To be honest, I thought that the process of adjusting the recipe would be fairly straightforward, but I had to completely deconstruct it and start again from scratch. (I am also a massive perfectionist and trying to balance 45 ingredients just took me way longer than I had anticipated!)

Do you remember the moment when you hit the right dose and you knew it was ready to go?

There was no eureka moment…towards the end I was just tweaking the tiniest amounts of ingredients so that it worked in the ‘magic three’ (Martini, Negroni, G&T)

You worked with Thames the first time around for your aperitif, but your parents now make this gin at the base of their garden in Surrey. Was there a particular reason why you wanted to make this yourself and not have it contracted out this time around?

Circumstance really. When I launched Kamm & Sons we didn’t have the room to distil…now that we do have a small space, K&S is too big for it so we still contract out Kamm & Sons, but it is nice to be more hands-on with the gin!

Indeed, must be fun to be able to do both as each involves a different challenge. Another big difference is the small volume nature vs what Thames would normally distil. Is it still a one shot 80 bottle batch or have you scaled the recipe to a multi-shot gin and what’s it like working at that size?

I never wanted to cut any corners and although I tried concentrating it in the beginning (as I wanted the price point to be more accessible) I soon realised through trial and error that you loose quality, mouthfeel and length by concentrating the recipe and I wasn’t happy to sacrifice these elements….so yes, it is still a one-shot.

One of the things that we’ve found is that smaller batches tend to make it a little harder to keep consistency. It’s really difficult to make something fantastic once, but each and every time is another level! How have you found the journey and the process so far?

Consistency is harder if you only have a few foraged ingredients, but as we have 45, if there are any small differences in the botanicals it ‘smooths out’ the final gin… so we haven’t had any issues so far.

We thought it was interesting to see you using barley NGS over wheat and making that known (in that many don’t really talk about base spirit). What do you feel the big difference between the two is?

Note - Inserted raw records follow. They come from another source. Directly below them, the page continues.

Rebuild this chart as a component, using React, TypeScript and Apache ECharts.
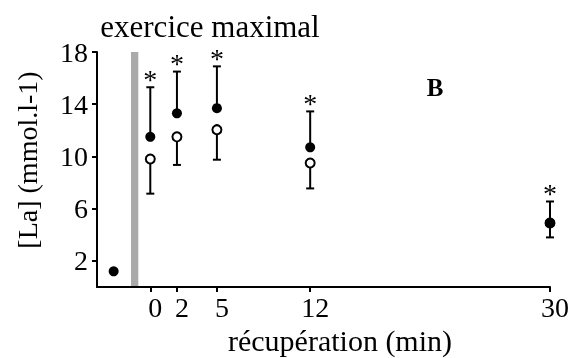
import React, { useEffect, useRef } from "react";
import * as echarts from "echarts";

// recovery times (min)
const times = [0, 2, 5, 12, 30];
// filled circles: mean and upper error bar
const filledMean = [11.5, 13.3, 13.7, 10.7, 4.9];
const filledHigh = [15.3, 16.5, 16.9, 13.45, 6.55];
// open circles: mean and lower error bar
const openMean = [9.8, 11.5, 12.05, 9.5, 4.9];
const openLow = [7.15, 9.35, 9.75, 7.55, 3.8];
// resting value (before exercise)
const restTime = [-2.75];
const restValue = [1.2];
// exercise band (x range) and its top
const exerciseBand = [-1.45, -0.9];
const exerciseTop = 18.45;
// axis ticks
const xTicks = [0, 2, 5, 12, 30];
const yTicks = [2, 6, 10, 14, 18];

const FONT = "Liberation Serif";

export default function App() {
  const ref = useRef<HTMLDivElement>(null);
  useEffect(() => {
    const chart = echarts.init(ref.current as HTMLDivElement, null, { renderer: "svg" });
    const axisLine = { show: true, onZero: false, lineStyle: { color: "#000", width: 2 } };
    chart.setOption({
      animation: false,
      grid: { left: 97, right: 26, top: 52, bottom: 71, outerBoundsMode: "none" },
      xAxis: {
        type: "value",
        min: -4,
        max: 30,
        axisLine,
        splitLine: { show: false },
        axisTick: { show: true, customValues: xTicks, length: 5, lineStyle: { color: "#000", width: 2 } },
        axisLabel: {
          customValues: xTicks,
          color: "#000",
          fontFamily: FONT,
          fontSize: 28,
          margin: 6,
          padding: [0, 0, 0, 10],
        },
      },
      yAxis: {
        type: "value",
        min: 0,
        max: 18,
        axisLine,
        splitLine: { show: false },
        axisTick: { show: true, customValues: yTicks, length: 5, lineStyle: { color: "#000", width: 2 } },
        axisLabel: {
          customValues: yTicks,
          color: "#000",
          fontFamily: FONT,
          fontSize: 28,
          margin: 9,
        },
      },
      graphic: [
        {
          type: "text",
          x: 210,
          y: 26,
          style: { text: "exercice maximal", fontFamily: FONT, fontSize: 31, fill: "#000", align: "center", verticalAlign: "middle" },
        },
        {
          type: "text",
          x: 340,
          y: 340,
          style: { text: "récupération (min)", fontFamily: FONT, fontSize: 30, fill: "#000", align: "center", verticalAlign: "middle" },
        },
        {
          type: "text",
          x: 27,
          y: 160,
          rotation: Math.PI / 2,
          style: {
            text: "[La] (mmol.l-1)",
            fontFamily: FONT,
            fontSize: 28,
            fill: "#000",
            align: "center",
            verticalAlign: "middle",
          },
        },
        {
          type: "text",
          x: 435,
          y: 87,
          style: {
            text: "B",
            fontFamily: FONT,
            fontWeight: "bold",
            fontSize: 25,
            fill: "#000",
            align: "center",
            verticalAlign: "middle",
          },
        },
      ],
      series: [
        {
          type: "custom",
          z: 1,
          encode: { x: 0, y: [1, 2, 3, 4] },
          data: times.map((t, i) => [t, filledMean[i], filledHigh[i], openMean[i], openLow[i]]),
          renderItem: (_params: any, api: any) => {
            const x = api.value(0);
            const fm = api.coord([x, api.value(1)]);
            const fh = api.coord([x, api.value(2)]);
            const om = api.coord([x, api.value(3)]);
            const ol = api.coord([x, api.value(4)]);
            const cap = 4;
            const ls = { stroke: "#000", lineWidth: 2 };
            return {
              type: "group",
              children: [
                { type: "line", shape: { x1: fm[0], y1: fm[1], x2: fh[0], y2: fh[1] }, style: ls },
                { type: "line", shape: { x1: fh[0] - cap, y1: fh[1], x2: fh[0] + cap, y2: fh[1] }, style: ls },
                { type: "line", shape: { x1: om[0], y1: om[1], x2: ol[0], y2: ol[1] }, style: ls },
                { type: "line", shape: { x1: ol[0] - cap, y1: ol[1], x2: ol[0] + cap, y2: ol[1] }, style: ls },
                {
                  type: "text",
                  x: fh[0],
                  y: fh[1] - 8,
                  style: {
                    text: "*",
                    fontFamily: FONT,
                    fontSize: 28,
                    fill: "#000",
                    align: "center",
                    verticalAlign: "middle",
                  },
                },
              ],
            };
          },
        },
        {
          type: "scatter",
          z: 2,
          symbol: "circle",
          symbolSize: 9,
          itemStyle: { color: "#fff", borderColor: "#000", borderWidth: 2, opacity: 1 },
          data: times.map((t, i) => [t, openMean[i]]),
          markArea: {
            silent: true,
            z: 0,
            itemStyle: { color: "#aaaaaa" },
            data: [[{ xAxis: exerciseBand[0], yAxis: 0 }, { xAxis: exerciseBand[1], yAxis: exerciseTop }]],
          },
        },
        {
          type: "scatter",
          z: 3,
          symbol: "circle",
          symbolSize: 10,
          itemStyle: { color: "#000", opacity: 1 },
          data: [
            ...restTime.map((t, i) => [t, restValue[i]]),
            ...times.map((t, i) => [t, filledMean[i]]),
          ],
        },
      ],
    });
    return () => chart.dispose();
  }, []);
  return <div ref={ref} style={{ position: "fixed", left: 0, top: 0, width: 576, height: 358 }} />;
}
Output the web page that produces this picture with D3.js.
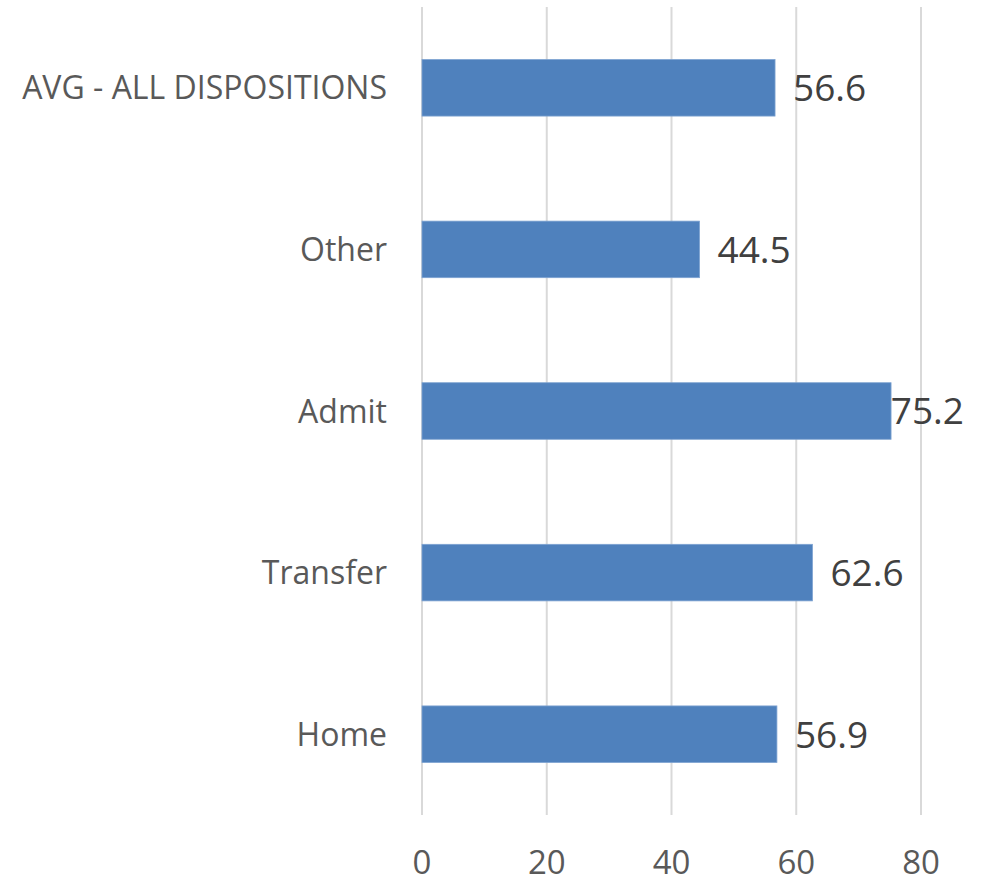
<!DOCTYPE html>
<html>
<head>
<meta charset="utf-8">
<script src="https://cdn.jsdelivr.net/npm/d3@7"></script>
<style>
  body { margin: 0; background: #fff; }
  svg text { font-family: "Open Sans", "Noto Sans", sans-serif; }
</style>
</head>
<body>
<svg id="chart" width="984" height="879"></svg>
<script>
"use strict";

// chart data
const categories = ["AVG - ALL DISPOSITIONS", "Other", "Admit", "Transfer", "Home"];
const values = [56.6, 44.5, 75.2, 62.6, 56.9];
const xTicks = [0, 20, 40, 60, 80];

let svg = d3.select("#chart"),
    plotTop = 7,
    plotBottom = 815,
    plotLeft = 422,
    plotRight = 921;

let x = d3.scaleLinear().domain([0, 80]).range([plotLeft, plotRight]);
let y = d3.scaleBand().domain(categories).range([plotTop, plotBottom])
          .paddingInner(0.65).paddingOuter(0.325);

// vertical gridlines
svg.append("g")
    .selectAll("line")
    .data(xTicks)
    .enter().append("line")
      .attr("x1", d => x(d)).attr("x2", d => x(d))
      .attr("y1", plotTop).attr("y2", plotBottom)
      .attr("stroke", "#d9d9d9")
      .attr("stroke-width", 2);

// x axis tick labels
svg.append("g")
    .selectAll("text")
    .data(xTicks)
    .enter().append("text")
      .attr("x", d => x(d))
      .attr("y", 874)
      .attr("text-anchor", "middle")
      .style("font-size", "33px")
      .style("fill", "#595959")
      .text(d => d);

// bars
svg.append("g")
    .selectAll("rect")
    .data(categories)
    .enter().append("rect")
      .attr("x", x(0))
      .attr("y", d => y(d))
      .attr("width", (d, i) => x(values[i]) - x(0))
      .attr("height", y.bandwidth())
      .attr("fill", "#4f81bd")
      .attr("stroke", "#7ea3d1")
      .attr("stroke-width", 0.8);

// category labels
svg.append("g")
    .selectAll("text")
    .data(categories)
    .enter().append("text")
      .attr("x", 387)
      .attr("y", d => y(d) + y.bandwidth() / 2)
      .attr("dy", "0.36em")
      .attr("text-anchor", "end")
      .style("font-size", "32px")
      .style("fill", "#595959")
      .text(d => d);

// value labels, pushed left if they would run off the right edge
svg.append("g")
    .selectAll("text")
    .data(categories)
    .enter().append("text")
      .attr("y", d => y(d) + y.bandwidth() / 2)
      .attr("dy", "0.36em")
      .style("font-size", "37px")
      .style("fill", "#404040")
      .text((d, i) => values[i].toFixed(1))
      .each(function(d, i) {
        let w = this.getComputedTextLength();
        let xPos = Math.min(x(values[i]) + 18, 964 - w);
        d3.select(this).attr("x", xPos);
      });
</script>
</body>
</html>
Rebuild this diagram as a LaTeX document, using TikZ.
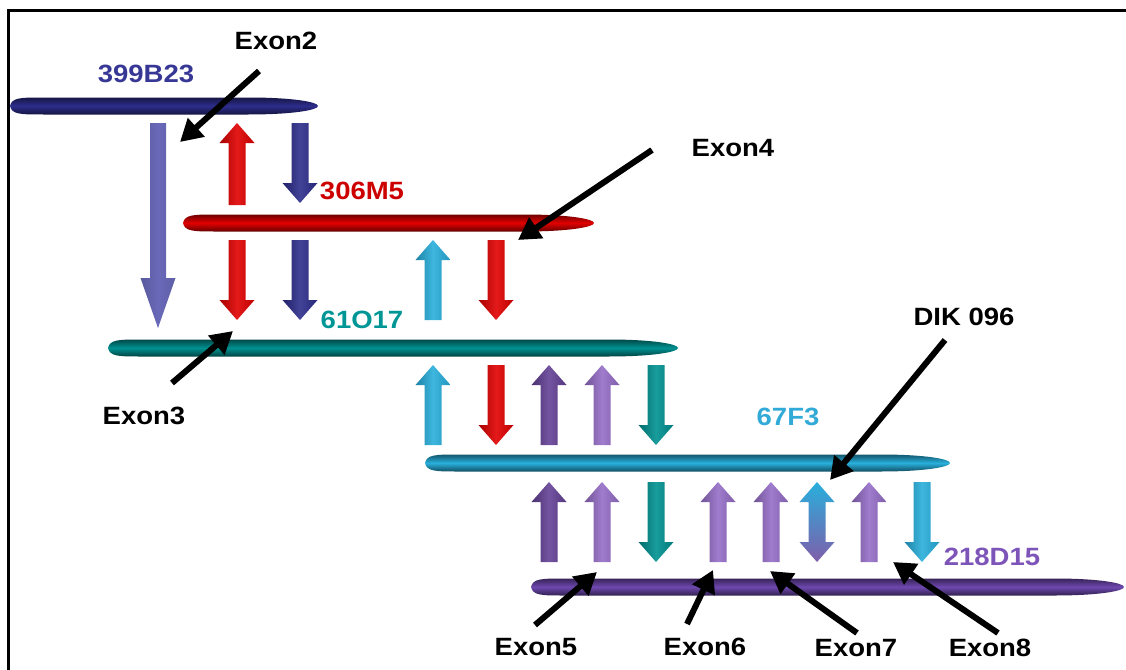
\documentclass[tikz,border=0pt]{standalone}
\usepackage{fontspec}
\setmainfont{Liberation Sans}[FakeStretch=1.1]
\usetikzlibrary{shapes.geometric, arrows.meta, positioning, calc}
\definecolor{bacNavy}{RGB}{45, 45, 140}
\definecolor{bacSlate}{RGB}{105, 105, 185}
\definecolor{bacRed}{RGB}{225, 0, 0}
\definecolor{bacTeal}{RGB}{0, 145, 145}
\definecolor{bacCyan}{RGB}{40, 175, 220}
\definecolor{bacPurple}{RGB}{110, 72, 175}
\definecolor{bacPlum}{RGB}{100, 65, 150}
\definecolor{bacLilac}{RGB}{150, 110, 200}
\definecolor{txtNavy}{RGB}{55, 55, 150}
\definecolor{txtRed}{RGB}{205, 0, 0}
\definecolor{txtTeal}{RGB}{0, 150, 150}
\definecolor{txtCyan}{RGB}{50, 170, 215}
\definecolor{txtPurple}{RGB}{125, 85, 185}

% fat vertical arrow: x, tail y, tip y, colour
\newcommand{\fatarrow}[4]{%
    \pgfmathsetmacro{\arrowbase}{#3-20*sign(#3-#2)}%
    \shade[left color=#4!75!black, right color=#4!85!black, middle color=#4!90!white]
        (#1-8.5,#2) -- (#1+8.5,#2) -- (#1+8.5,\arrowbase) -- (#1+17.5,\arrowbase)
        -- (#1,#3) -- (#1-17.5,\arrowbase) -- (#1-8.5,\arrowbase) -- cycle;
}

% clone bar: name, left x, right x, y, colour
\newcommand{\bacbar}[5]{%
    \pgfmathsetmacro{\barlen}{#3-#2}%
    \node[inner sep=0pt, minimum height=17pt, minimum width=\barlen pt] (#1) at ({(#2+#3)/2},#4) {};
    \shade[top color=#5!50!black, bottom color=#5!45!black, middle color=#5]
        (#2,#4) .. controls (#2+2,#4-8.5) and (#2+10,#4-8.5) .. (#2+35,#4-8.5)
        -- (#3-70,#4-8.5) .. controls (#3-25,#4-8.5) and (#3,#4-4) .. (#3,#4)
        .. controls (#3,#4+4) and (#3-25,#4+8.5) .. (#3-70,#4+8.5)
        -- (#2+35,#4+8.5) .. controls (#2+10,#4+8.5) and (#2+2,#4+8.5) .. (#2,#4) -- cycle;
}

\begin{document}
\begin{tikzpicture}[
    x=1pt, y=-1pt,
    font=\fontsize{25}{30}\selectfont\bfseries,
    % clone names
    bac_label/.style={
        text=#1,
        inner sep=0pt
    },
    % exon names
    exon_label/.style={
        text=black,
        inner sep=0pt
    },
    % black pointers
    pointer/.style={
        line width=6pt,
        -{Triangle[length=22pt, width=24pt]}
    }
]
    \useasboundingbox (0,0) rectangle (1126,669);
    \clip (0,0) rectangle (1126,669);
    \draw[line width=3pt] (8,700) -- (8,11) -- (1150,11);

    % --- 1. Clones ---
    \bacbar{bac_399}{10}{318}{106}{bacNavy}
    \bacbar{bac_306}{183}{594}{223}{bacRed}
    \bacbar{bac_61}{108}{678}{348}{bacTeal}
    \bacbar{bac_67}{425}{950}{463}{bacCyan}
    \bacbar{bac_218}{531}{1124}{587}{bacPurple}

    \node[bac_label=txtNavy] (lbl_399) at (146,74) {399B23};
    \node[bac_label=txtRed] (lbl_306) at (362,191) {306M5};
    \node[bac_label=txtTeal] (lbl_61) at (362,320) {61O17};
    \node[bac_label=txtCyan] (lbl_67) at (788,417) {67F3};
    \node[bac_label=txtPurple] (lbl_218) at (992,557) {218D15};

    % --- 2. Overlaps ---
    \shade[left color=bacSlate!85!black, right color=bacSlate!90!black, middle color=bacSlate]
        (150,123) -- (166,123) -- (166,278) -- (175.5,278) -- (158,328)
        -- (140.5,278) -- (150,278) -- cycle;
    \fatarrow{237}{205}{123}{bacRed}
    \fatarrow{300}{123}{203}{bacNavy}

    \fatarrow{237}{240}{320}{bacRed}
    \fatarrow{300}{240}{320}{bacNavy}
    \fatarrow{433}{320}{240}{bacCyan}
    \fatarrow{496}{240}{320}{bacRed}

    \fatarrow{433}{445}{365}{bacCyan}
    \fatarrow{496}{365}{445}{bacRed}
    \fatarrow{549}{445}{365}{bacPlum}
    \fatarrow{602}{445}{365}{bacLilac}
    \fatarrow{656}{365}{445}{bacTeal}

    \fatarrow{549}{562}{482}{bacPlum}
    \fatarrow{602}{562}{482}{bacLilac}
    \fatarrow{656}{482}{562}{bacTeal}
    \fatarrow{718}{562}{482}{bacLilac}
    \fatarrow{771}{562}{482}{bacLilac}
    \shade[top color=bacCyan, bottom color=bacLilac!85!black]
        (817,482) -- (834.5,502) -- (825.5,502) -- (825.5,542) -- (834.5,542)
        -- (817,562) -- (799.5,542) -- (808.5,542) -- (808.5,502) -- (799.5,502) -- cycle;
    \fatarrow{869}{562}{482}{bacLilac}
    \fatarrow{922}{482}{562}{bacCyan}

    % --- 3. Exons ---
    \node[exon_label] (exon_2) at (276,41) {Exon2};
    \node[exon_label] (exon_4) at (733,148) {Exon4};
    \node[exon_label] (exon_3) at (144,416) {Exon3};
    \node[exon_label] (dik_096) at (964,317) {DIK 096};
    \node[exon_label] (exon_5) at (536,647) {Exon5};
    \node[exon_label] (exon_6) at (705,647) {Exon6};
    \node[exon_label] (exon_7) at (856,648) {Exon7};
    \node[exon_label] (exon_8) at (990,648) {Exon8};

    \coordinate (tip_2) at (180,142);
    \coordinate (tip_4) at (518,240);
    \coordinate (tip_3) at (233,331);
    \coordinate (tip_dik) at (830,480);
    \coordinate (tip_5) at (597,572);
    \coordinate (tip_6) at (713,570);
    \coordinate (tip_7) at (770,571);
    \coordinate (tip_8) at (893,562);

    \draw[pointer] ([shift={(-17,30)}]exon_2.center) -- (tip_2);
    \draw[pointer] ([shift={(-81,2)}]exon_4.center) -- (tip_4);
    \draw[pointer] ([shift={(28,-33)}]exon_3.center) -- (tip_3);
    \draw[pointer] ([shift={(-19,23)}]dik_096.center) -- (tip_dik);
    \draw[pointer] ([shift={(-1,-22)}]exon_5.center) -- (tip_5);
    \draw[pointer] ([shift={(-18,-23)}]exon_6.center) -- (tip_6);
    \draw[pointer] ([shift={(1,-15)}]exon_7.center) -- (tip_7);
    \draw[pointer] ([shift={(8,-15)}]exon_8.center) -- (tip_8);

\end{tikzpicture}
\end{document}
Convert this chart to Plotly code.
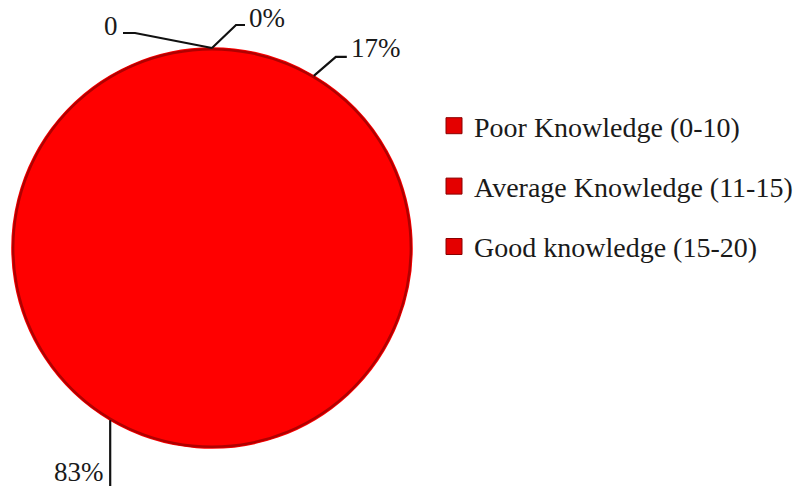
import math
import plotly.graph_objects as go

# Knowledge score groups and their share of respondents (%)
categories = ["Poor Knowledge (0-10)", "Average Knowledge (11-15)", "Good knowledge (15-20)"]
shares = [0, 17, 83]
share_labels = ["0%", "17%", "83%"]
# trailing unnamed point (value 0) that carries its own raw-value label
extra_value = 0
extra_label = "0"

W, H = 803, 486
PIE_COLOR = "#ff0000"
TEXT_COLOR = "#1a1a1a"
FONT = "Liberation Serif"

# pie placement in pixels
pie_x0, pie_x1 = 12, 412
pie_y0, pie_y1 = 48, 448
cx, cy = (pie_x0 + pie_x1) / 2, (pie_y0 + pie_y1) / 2
R = min(pie_x1 - pie_x0, pie_y1 - pie_y0) / 2

dom_x = [pie_x0 / W, pie_x1 / W]
dom_y = [1 - pie_y1 / H, 1 - pie_y0 / H]


def px(x):
    return x / W


def py(y):
    return 1 - y / H


fig = go.Figure()

fig.add_trace(go.Pie(
    labels=categories,
    values=shares,
    sort=False,
    direction="clockwise",
    rotation=0,
    marker=dict(colors=[PIE_COLOR] * len(categories),
                line=dict(color=PIE_COLOR, width=1.5)),
    textinfo="none",
    hoverinfo="label+percent",
    showlegend=False,
    domain=dict(x=dom_x, y=dom_y),
))

# darker rim giving the disc a bevelled edge
fig.add_trace(go.Pie(
    values=[1],
    labels=["rim"],
    hole=0.988,
    sort=False,
    marker=dict(colors=["#b00000"], line=dict(width=0)),
    textinfo="none",
    hoverinfo="skip",
    showlegend=False,
    domain=dict(x=dom_x, y=dom_y),
))

# legend entries
for name in categories:
    fig.add_trace(go.Scatter(
        x=[None], y=[None], mode="markers", name=name, legendgroup=name,
        marker=dict(symbol="square", size=20, color="#e40000",
                    line=dict(color="#8a0000", width=1)),
        hoverinfo="skip",
    ))

# angles of each label anchor (degrees clockwise from 12 o'clock)
total = sum(shares) + extra_value
anchors = []
cum = 0
for v in shares:
    frac = (cum + v / 2) / total if v > 0 else cum / total
    anchors.append(frac * 360)
    cum += v
extra_angle = 360.0

# leader-line layout: first bend offset, horizontal run, text side, text lift
leaders = [
    dict(bend=(24, -23), run=9, side="right", lift=-7),
    dict(bend=(22, -19), run=11, side="right", lift=-9),
    dict(bend=(0, 90), run=0, side="down", lift=52),
]
extra_leader = dict(bend=(-77, -15), run=-12, side="left", lift=-7)

shapes = []
annotations = []


def add_label(angle, text, spec):
    a = math.radians(angle)
    x0 = cx + R * math.sin(a)
    y0 = cy - R * math.cos(a)
    bx, by = x0 + spec["bend"][0], y0 + spec["bend"][1]
    ex, ey = bx + spec["run"], by
    shapes.append(dict(
        type="path", xref="paper", yref="paper",
        path=f"M {px(x0)} {py(y0)} L {px(bx)} {py(by)} L {px(ex)} {py(ey)}",
        line=dict(color="#111111", width=2.2),
    ))
    if spec["side"] == "right":
        ann = dict(x=px(ex + 2), y=py(ey + spec["lift"]), xanchor="left")
    elif spec["side"] == "left":
        ann = dict(x=px(ex - 3), y=py(ey + spec["lift"]), xanchor="right")
    else:
        ann = dict(x=px(x0 - 4), y=py(y0 + spec["lift"]), xanchor="right")
    ann.update(text=text, yanchor="middle")
    annotations.append(ann)


for ang, txt, spec in zip(anchors, share_labels, leaders):
    add_label(ang, txt, spec)
add_label(extra_angle, extra_label, extra_leader)

for ann in annotations:
    ann.update(xref="paper", yref="paper", showarrow=False,
               font=dict(family=FONT, size=27, color=TEXT_COLOR))

fig.update_layout(
    width=W, height=H,
    margin=dict(l=0, r=0, t=0, b=0),
    paper_bgcolor="white",
    plot_bgcolor="white",
    font=dict(family=FONT, color=TEXT_COLOR),
    xaxis=dict(visible=False),
    yaxis=dict(visible=False),
    showlegend=True,
    legend=dict(
        x=px(434), y=py(101), xanchor="left", yanchor="top",
        font=dict(family=FONT, size=28, color=TEXT_COLOR),
        tracegroupgap=21, bgcolor="rgba(0,0,0,0)",
    ),
    shapes=shapes,
    annotations=annotations,
)

fig.write_html("out.html")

I tried molasses, wheat, barley, rye and grape. They all have different qualities (but generally the more expensive spirits like barley and rye have the most flavour – although rye was just a bit too big and spicy for my recipe). The barley is a just a little softer and has a nice natural sweetness to it compared to the wheat, which is clean, but more neutral.

And lastly – what’s coming up next for Mr Kamm’s Gin, are you focused on certain areas or is it a case of just growth everywhere?

We aren’t planning any flavour variations or anything just yet – just focusing on getting the brand out to a wide audience, starting with our loyal Kamm & Sons customers!